Preservation and reversibility: planning interventions that allow future researchers to reassess and undo changes as new evidence emerges
Preservation is a promise to the future: choose methods that are reversible, non-invasive, and documented. Use conservation-grade threads and adhesives designed to be removed, and avoid permanent alterations to originals whenever possible. If you create a hybrid object — part original, part reproduction — anchor reproductions to supports rather than sewing them directly into the artifact. Keep precise records, including photographs, material samples, and method descriptions, so future researchers can reassess choices with fresh eyes or new technologies. Reversibility also means planning for environmental stability: store or display items in controlled humidity, light, and temperature conditions to minimize future intervention needs. When you can’t avoid a permanent change for safety or interpretive reasons, explicitly record that decision and the rationale so that successors understand the constraint and the choice. That respect for future inquiry is the final check on responsible practice.
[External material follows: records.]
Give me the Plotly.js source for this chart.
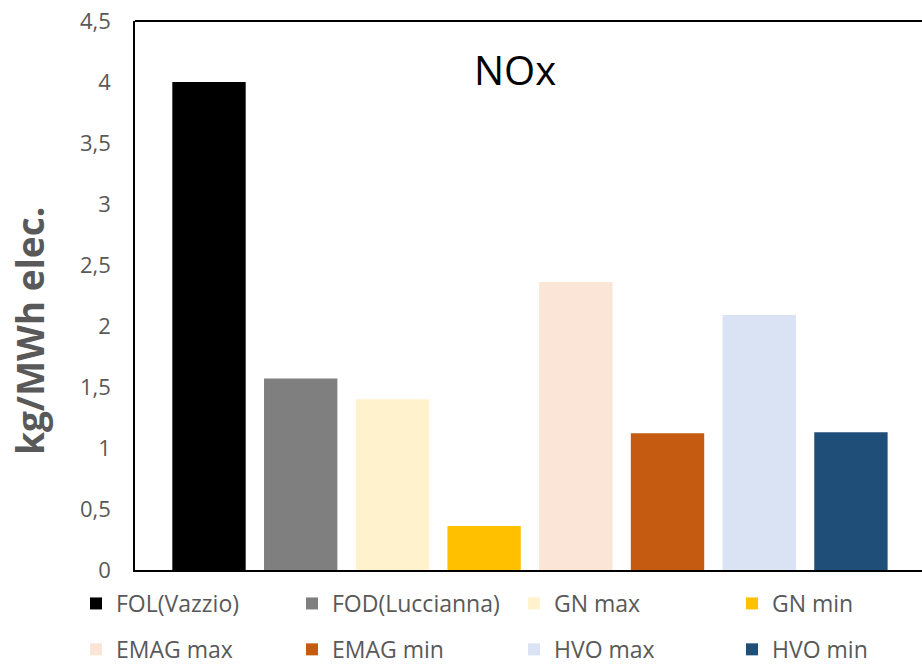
<!DOCTYPE html>
<html>
<head>
<meta charset="utf-8">
<script src="https://cdn.plot.ly/plotly-3.0.1.min.js"></script>
<style>html,body{margin:0;padding:0;background:#fff;}#chart{width:922px;height:666px;}</style>
</head>
<body>
<div id="chart"></div>
<script>
const categories = ["FOL(Vazzio)", "FOD(Luccianna)", "GN max", "GN min", "EMAG max", "EMAG min", "HVO max", "HVO min"];
const values = [4.0, 1.57, 1.40, 0.36, 2.36, 1.12, 2.09, 1.13];
const colors = ["#000000", "#7f7f7f", "#fff2cc", "#ffc000", "#fbe5d6", "#c55a11", "#dae3f3", "#1f4e79"];
const yTicks = [0, 0.5, 1, 1.5, 2, 2.5, 3, 3.5, 4, 4.5];
const chartTitle = "NOx";
const yTitle = "kg/MWh elec.";

// legend column for each series (4 columns, 2 rows)
const legendIds = ["legend", "legend2", "legend3", "legend4"];

const traces = categories.map((c, i) => ({
  type: "bar",
  x: [c],
  y: [values[i]],
  name: c,
  marker: {color: colors[i], line: {width: 0}},
  legend: legendIds[i % 4],
  legendgroup: "g" + i,
  hoverinfo: "x+y"
}));

const colLeft = [76, 292, 514, 732];
function makeLegend(k) {
  return {
    orientation: "v",
    xref: "paper", yref: "container",
    x: (colLeft[k] - 135) / 787, xanchor: "left",
    y: 1 - 582 / 666, yanchor: "top",
    font: {family: "Open Sans", size: 23, color: "#595959"},
    bgcolor: "rgba(0,0,0,0)", borderwidth: 0,
    traceorder: "grouped",
    tracegroupgap: 13
  };
}

const layout = {
  width: 922, height: 666,
  margin: {l: 135, r: 0, t: 21, b: 96, pad: 0},
  paper_bgcolor: "#ffffff", plot_bgcolor: "#ffffff",
  font: {family: "Open Sans", color: "#595959"},
  separators: ", ",
  barmode: "overlay",
  bargap: 0.2,
  title: {
    text: chartTitle,
    font: {family: "Open Sans", size: 40, color: "#000000"},
    xref: "container", yref: "container",
    x: 515/922, xanchor: "center",
    y: 1 - 71/666, yanchor: "middle"
  },
  xaxis: {
    type: "category",
    range: [-0.807, 7.775],
    showticklabels: false, ticks: "",
    showgrid: false, zeroline: false,
    showline: true, linecolor: "#000000", linewidth: 1.5,
    fixedrange: true
  },
  yaxis: {
    range: [0, 4.5],
    tickvals: yTicks,
    tickformat: ".1~f",
    showgrid: false, zeroline: false,
    showline: true, linecolor: "#000000", linewidth: 1.5,
    ticks: "outside", ticklen: 18, tickcolor: "rgba(0,0,0,0)",
    tickfont: {family: "Open Sans", size: 22, color: "#595959"},
    fixedrange: true
  },
  annotations: [{
    text: "<b>" + yTitle + "</b>",
    xref: "paper", yref: "paper",
    x: (29 - 135) / 787, y: (570 - 331) / 549,
    xanchor: "center", yanchor: "middle",
    textangle: -90, showarrow: false,
    font: {family: "Open Sans", size: 37, color: "#595959"}
  }],
  shapes: [{
    type: "line", xref: "paper", yref: "paper",
    x0: 0, x1: 1, y0: 1, y1: 1,
    line: {color: "#000000", width: 2}
  }],
  showlegend: true,
  legend: makeLegend(0),
  legend2: makeLegend(1),
  legend3: makeLegend(2),
  legend4: makeLegend(3)
};

Plotly.newPlot("chart", traces, layout, {displayModeBar: false, responsive: false});
</script>
</body>
</html>
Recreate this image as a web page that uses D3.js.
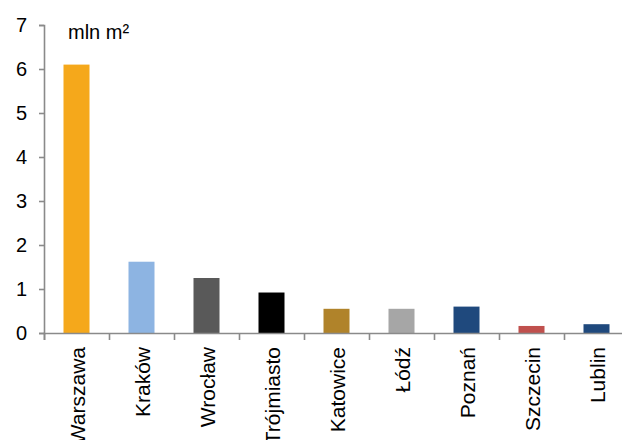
<!DOCTYPE html>
<html>
<head>
<meta charset="utf-8">
<script src="https://cdn.jsdelivr.net/npm/d3@7"></script>
<style>
  body { margin: 0; background: #fff; }
  svg text { font-family: "Liberation Sans", Arial, sans-serif; fill: #000; }
</style>
</head>
<body>
<svg id="canvas"></svg>
<script>
let cities = ['Warszawa','Kraków','Wrocław','Trójmiasto','Katowice','Łódź','Poznań','Szczecin','Lublin']
let values = [6.1, 1.62, 1.25, 0.92, 0.55, 0.55, 0.6, 0.16, 0.2]
let colors = ['#F5A81B','#8DB4E2','#595959','#000000','#B0832A','#A6A6A6','#1F497D','#C0504D','#1F497D']
let yTicks = [0,1,2,3,4,5,6,7]
let unitLabel = 'mln m²'

let width = 622
let height = 440
let plotLeft = 44
let plotRight = 629
let plotTop = 25
let plotBottom = 333
let axisColor = '#8a8a8a'

let canvas = d3.select('#canvas').attr('width', width).attr('height', height)

let xScale = d3.scaleBand()
  .domain(cities)
  .range([plotLeft, plotRight])
  .paddingInner(0.6)
  .paddingOuter(0.3)

// boundaries between categories, for the tick marks
let edgeScale = d3.scaleLinear().domain([0, cities.length]).range([plotLeft, plotRight])

let yScale = d3.scaleLinear().domain([0, 7]).range([plotBottom, plotTop])

// bars
canvas.append('g')
  .selectAll('rect')
  .data(cities)
  .enter()
  .append('rect')
  .attr('x', d => xScale(d))
  .attr('width', xScale.bandwidth())
  .attr('y', (d, i) => yScale(values[i]))
  .attr('height', (d, i) => yScale(0) - yScale(values[i]))
  .attr('fill', (d, i) => colors[i])

// y axis
let yAxis = d3.axisLeft(yScale)
  .tickValues(yTicks)
  .tickSize(5)
  .tickPadding(12)
  .tickFormat(d3.format('d'))

let yg = canvas.append('g')
  .attr('transform', `translate(${plotLeft},0)`)
  .call(yAxis)
yg.selectAll('path, line').attr('stroke', axisColor).attr('stroke-width', 1.6)
yg.selectAll('text').style('font-size', '20px').style('font-family', '"Liberation Sans", Arial, sans-serif').attr('fill', '#000')

// x axis (ticks at category boundaries)
let xAxis = d3.axisBottom(edgeScale)
  .tickValues(d3.range(cities.length + 1))
  .tickSize(7)
  .tickFormat('')

let xg = canvas.append('g')
  .attr('transform', `translate(0,${plotBottom})`)
  .call(xAxis)
xg.selectAll('path, line').attr('stroke', axisColor).attr('stroke-width', 1.6)

// category labels, rotated
canvas.append('g')
  .selectAll('text')
  .data(cities)
  .enter()
  .append('text')
  .attr('transform', d => `translate(${xScale(d) + xScale.bandwidth() / 2 + 8},${plotBottom + 14}) rotate(-90)`)
  .attr('text-anchor', 'end')
  .style('font-size', '21px')
  .text(d => d)

// unit label
canvas.append('text')
  .attr('x', 68)
  .attr('y', 39)
  .style('font-size', '20px')
  .text(unitLabel)
</script>
</body>
</html>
Best-practice checklist and quick-reference guide: actionable steps to interrogate sources, weigh trade-offs, and produce defensible costume decisions
End with a pragmatic checklist you can apply in any ambiguous situation: collect and catalog all sources; prioritize direct physical evidence with good provenance; cross-reference contemporaneous written records and iconography; score sources using weighted criteria; map regional and class variation; favor context and function when visual meaning matters; choose reversible and documented interventions; communicate choices clearly to audiences; and archive every decision with photos and metadata. Keep a simple decision tree handy: if you have a reliable original, preserve it; if you don’t, look for multiple independent attestations; if those conflict, choose the option that preserves social meaning and is reversible. This quick-reference guide gets you from messy evidence to defensible action while keeping the door open for new research. Use it as your baseline, adapt it to your institution or production’s needs, and remember that rigorous transparency is your strongest tool when sources refuse to cooperate.